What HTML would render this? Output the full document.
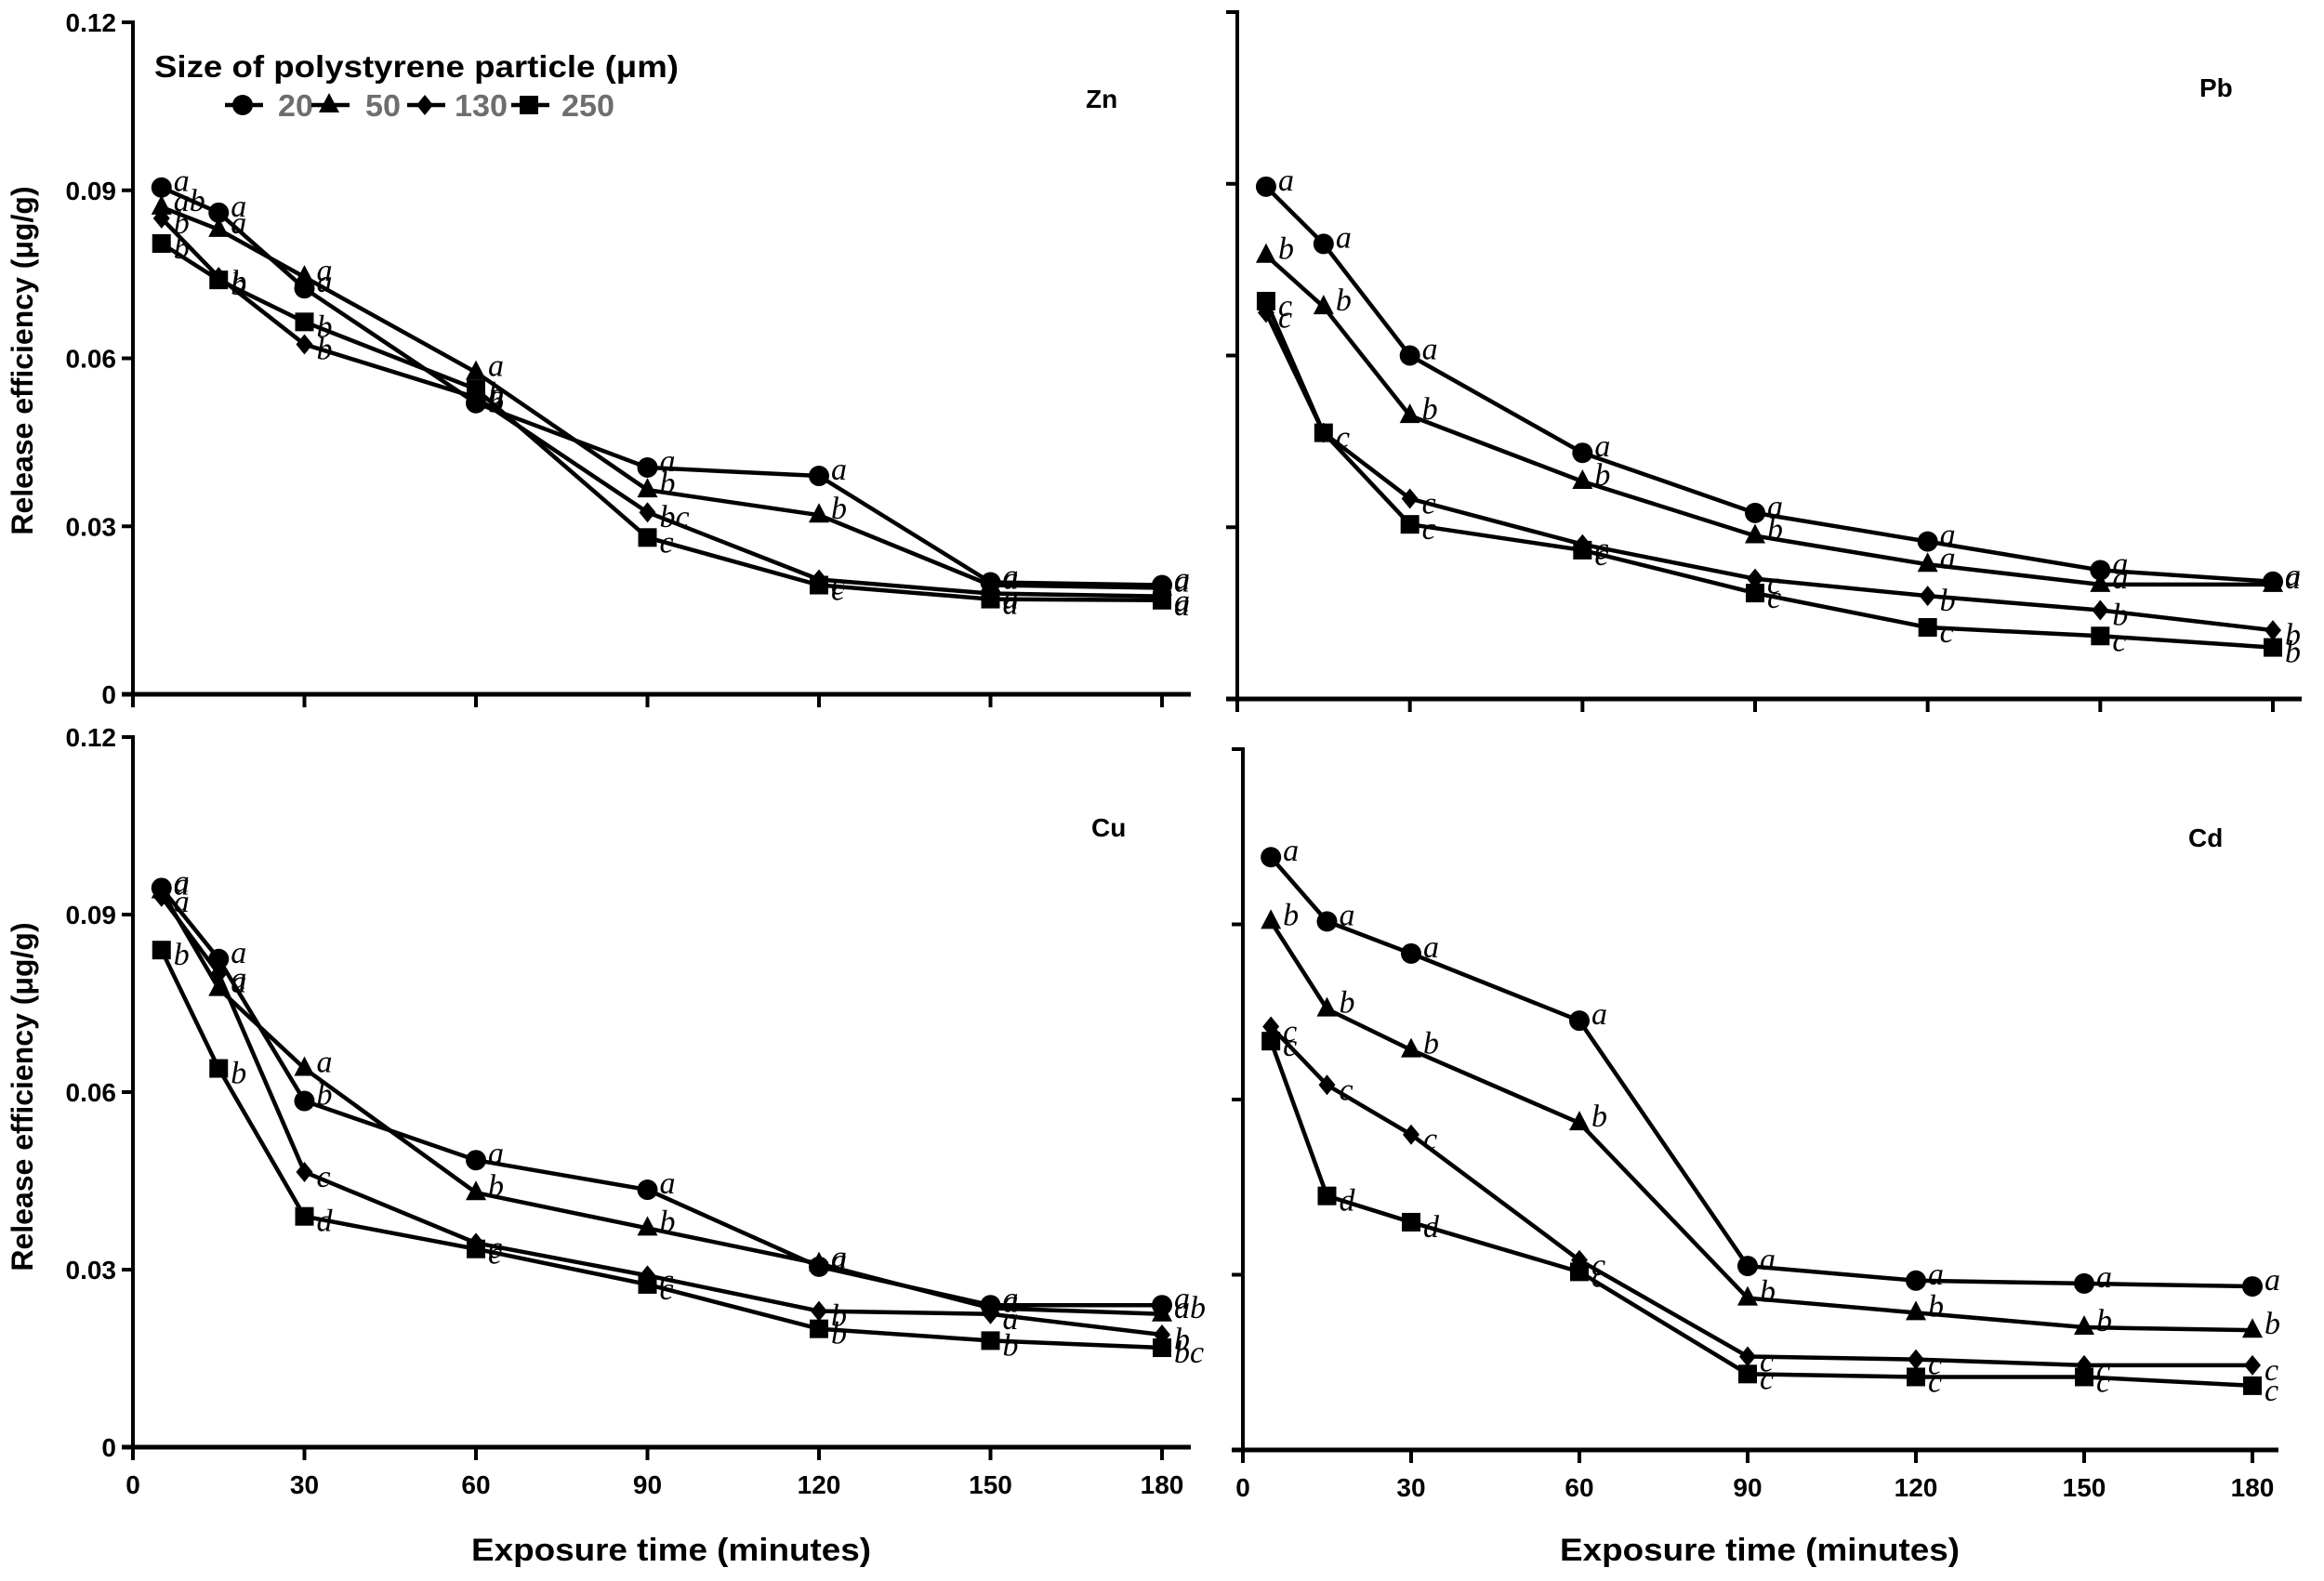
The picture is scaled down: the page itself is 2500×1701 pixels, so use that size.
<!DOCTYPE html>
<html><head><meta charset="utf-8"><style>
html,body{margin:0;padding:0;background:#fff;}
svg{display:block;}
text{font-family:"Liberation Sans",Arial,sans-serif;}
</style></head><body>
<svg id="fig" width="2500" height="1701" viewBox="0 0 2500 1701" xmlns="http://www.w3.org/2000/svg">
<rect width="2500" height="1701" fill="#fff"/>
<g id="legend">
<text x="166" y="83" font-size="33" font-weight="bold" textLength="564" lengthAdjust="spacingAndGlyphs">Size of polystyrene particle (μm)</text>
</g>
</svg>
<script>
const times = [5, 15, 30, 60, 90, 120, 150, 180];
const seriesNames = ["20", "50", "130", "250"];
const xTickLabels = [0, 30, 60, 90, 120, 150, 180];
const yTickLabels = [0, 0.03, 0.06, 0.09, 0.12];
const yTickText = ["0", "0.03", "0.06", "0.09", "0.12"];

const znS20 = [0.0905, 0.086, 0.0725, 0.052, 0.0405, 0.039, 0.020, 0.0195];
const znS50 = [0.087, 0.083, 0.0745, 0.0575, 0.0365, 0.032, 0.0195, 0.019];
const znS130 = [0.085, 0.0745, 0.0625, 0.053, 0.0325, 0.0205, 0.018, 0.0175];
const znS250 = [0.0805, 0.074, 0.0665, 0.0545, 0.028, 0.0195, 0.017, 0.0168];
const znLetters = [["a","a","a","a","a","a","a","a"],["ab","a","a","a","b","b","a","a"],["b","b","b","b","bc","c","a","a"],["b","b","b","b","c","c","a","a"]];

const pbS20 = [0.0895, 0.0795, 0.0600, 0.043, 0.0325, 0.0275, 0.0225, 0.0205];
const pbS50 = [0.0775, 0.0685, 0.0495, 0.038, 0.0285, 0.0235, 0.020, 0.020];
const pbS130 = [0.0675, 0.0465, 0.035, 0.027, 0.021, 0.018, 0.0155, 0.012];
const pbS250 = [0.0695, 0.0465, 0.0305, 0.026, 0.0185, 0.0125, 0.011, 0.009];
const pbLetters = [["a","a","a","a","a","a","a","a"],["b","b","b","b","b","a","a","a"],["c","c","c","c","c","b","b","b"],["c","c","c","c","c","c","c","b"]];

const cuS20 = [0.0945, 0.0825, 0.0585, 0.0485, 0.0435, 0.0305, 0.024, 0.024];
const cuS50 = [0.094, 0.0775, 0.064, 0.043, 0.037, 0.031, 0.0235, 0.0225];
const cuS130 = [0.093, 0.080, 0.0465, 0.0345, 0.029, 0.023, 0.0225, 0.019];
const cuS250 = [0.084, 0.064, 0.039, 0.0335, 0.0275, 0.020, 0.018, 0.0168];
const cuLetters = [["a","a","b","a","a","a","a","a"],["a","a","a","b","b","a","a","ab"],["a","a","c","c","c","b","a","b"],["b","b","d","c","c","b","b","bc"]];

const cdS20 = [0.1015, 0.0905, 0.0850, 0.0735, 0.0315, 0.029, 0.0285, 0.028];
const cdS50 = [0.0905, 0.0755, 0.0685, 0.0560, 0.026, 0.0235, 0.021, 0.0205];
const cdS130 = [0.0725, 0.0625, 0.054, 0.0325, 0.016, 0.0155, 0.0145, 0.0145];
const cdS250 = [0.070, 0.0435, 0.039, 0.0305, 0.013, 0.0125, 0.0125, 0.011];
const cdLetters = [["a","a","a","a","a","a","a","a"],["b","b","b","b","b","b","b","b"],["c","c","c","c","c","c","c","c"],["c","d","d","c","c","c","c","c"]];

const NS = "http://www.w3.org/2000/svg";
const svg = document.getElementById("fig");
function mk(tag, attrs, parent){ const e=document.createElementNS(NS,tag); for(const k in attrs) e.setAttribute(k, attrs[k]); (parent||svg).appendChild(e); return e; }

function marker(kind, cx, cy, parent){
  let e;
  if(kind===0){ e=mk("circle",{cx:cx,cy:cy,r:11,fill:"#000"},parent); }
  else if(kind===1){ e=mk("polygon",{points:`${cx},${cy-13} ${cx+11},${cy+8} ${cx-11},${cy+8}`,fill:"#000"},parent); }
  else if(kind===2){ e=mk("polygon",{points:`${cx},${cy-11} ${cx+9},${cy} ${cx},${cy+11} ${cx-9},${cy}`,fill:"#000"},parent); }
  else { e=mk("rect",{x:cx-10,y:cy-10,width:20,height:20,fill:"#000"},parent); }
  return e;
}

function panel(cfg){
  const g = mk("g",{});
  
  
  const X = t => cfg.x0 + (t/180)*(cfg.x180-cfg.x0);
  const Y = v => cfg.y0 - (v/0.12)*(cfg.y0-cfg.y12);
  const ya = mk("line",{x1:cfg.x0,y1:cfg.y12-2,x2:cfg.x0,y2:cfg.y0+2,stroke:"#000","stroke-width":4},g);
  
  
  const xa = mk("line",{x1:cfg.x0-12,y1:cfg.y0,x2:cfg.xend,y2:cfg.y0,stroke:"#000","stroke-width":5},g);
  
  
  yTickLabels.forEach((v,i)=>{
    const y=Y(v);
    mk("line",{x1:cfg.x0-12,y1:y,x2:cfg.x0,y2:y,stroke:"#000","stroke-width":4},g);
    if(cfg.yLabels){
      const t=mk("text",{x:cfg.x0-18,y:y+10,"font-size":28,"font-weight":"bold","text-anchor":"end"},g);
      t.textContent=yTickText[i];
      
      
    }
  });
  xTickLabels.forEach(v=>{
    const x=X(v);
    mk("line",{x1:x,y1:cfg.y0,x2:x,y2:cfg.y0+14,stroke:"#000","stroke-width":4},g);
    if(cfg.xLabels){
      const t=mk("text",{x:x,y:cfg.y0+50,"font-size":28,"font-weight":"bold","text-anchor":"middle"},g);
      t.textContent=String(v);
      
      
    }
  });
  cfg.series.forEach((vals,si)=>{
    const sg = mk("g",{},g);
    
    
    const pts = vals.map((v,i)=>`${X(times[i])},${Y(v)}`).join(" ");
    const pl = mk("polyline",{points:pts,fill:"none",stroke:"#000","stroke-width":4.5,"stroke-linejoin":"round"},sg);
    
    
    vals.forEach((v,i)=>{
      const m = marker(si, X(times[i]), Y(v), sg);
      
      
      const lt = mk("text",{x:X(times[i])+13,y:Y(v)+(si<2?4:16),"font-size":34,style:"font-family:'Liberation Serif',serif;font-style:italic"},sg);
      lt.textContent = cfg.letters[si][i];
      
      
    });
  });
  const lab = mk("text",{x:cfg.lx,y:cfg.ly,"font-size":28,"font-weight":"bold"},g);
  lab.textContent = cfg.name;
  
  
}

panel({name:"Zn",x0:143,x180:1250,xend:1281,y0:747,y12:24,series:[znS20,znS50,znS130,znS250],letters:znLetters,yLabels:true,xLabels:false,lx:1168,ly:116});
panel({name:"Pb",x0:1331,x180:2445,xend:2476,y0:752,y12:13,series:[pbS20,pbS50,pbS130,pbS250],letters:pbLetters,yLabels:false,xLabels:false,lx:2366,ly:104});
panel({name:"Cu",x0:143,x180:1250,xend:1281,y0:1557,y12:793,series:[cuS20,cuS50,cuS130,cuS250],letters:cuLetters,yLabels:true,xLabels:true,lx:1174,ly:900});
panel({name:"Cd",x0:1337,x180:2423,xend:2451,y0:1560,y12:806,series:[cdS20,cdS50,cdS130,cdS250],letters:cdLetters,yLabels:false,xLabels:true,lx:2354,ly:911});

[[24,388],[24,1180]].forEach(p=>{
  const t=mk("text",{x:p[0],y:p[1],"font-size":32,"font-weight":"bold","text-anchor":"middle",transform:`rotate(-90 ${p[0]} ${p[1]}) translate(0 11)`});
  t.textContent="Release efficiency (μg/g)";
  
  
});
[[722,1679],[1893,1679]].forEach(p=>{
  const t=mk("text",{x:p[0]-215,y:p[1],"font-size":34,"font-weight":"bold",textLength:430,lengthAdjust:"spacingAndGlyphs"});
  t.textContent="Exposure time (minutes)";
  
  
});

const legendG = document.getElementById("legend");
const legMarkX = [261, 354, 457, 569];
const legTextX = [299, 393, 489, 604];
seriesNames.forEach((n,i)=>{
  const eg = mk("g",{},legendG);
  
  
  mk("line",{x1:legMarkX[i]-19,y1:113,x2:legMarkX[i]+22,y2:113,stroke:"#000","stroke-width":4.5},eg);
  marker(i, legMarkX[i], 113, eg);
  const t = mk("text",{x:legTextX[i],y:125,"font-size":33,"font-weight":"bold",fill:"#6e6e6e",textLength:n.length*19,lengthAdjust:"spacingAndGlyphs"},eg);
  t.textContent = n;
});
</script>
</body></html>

__INSTRUCTION__: Identify each line of the material where the word "document" shows up, and copy it.

__TASK RESPONSE__:
What HTML would render this? Output the full document.
const svg = document.getElementById("fig");
function mk(tag, attrs, parent){ const e=document.createElementNS(NS,tag); for(const k in attrs) e.setAttribute(k, attrs[k]); (parent||svg).appendChild(e); return e; }
const legendG = document.getElementById("legend");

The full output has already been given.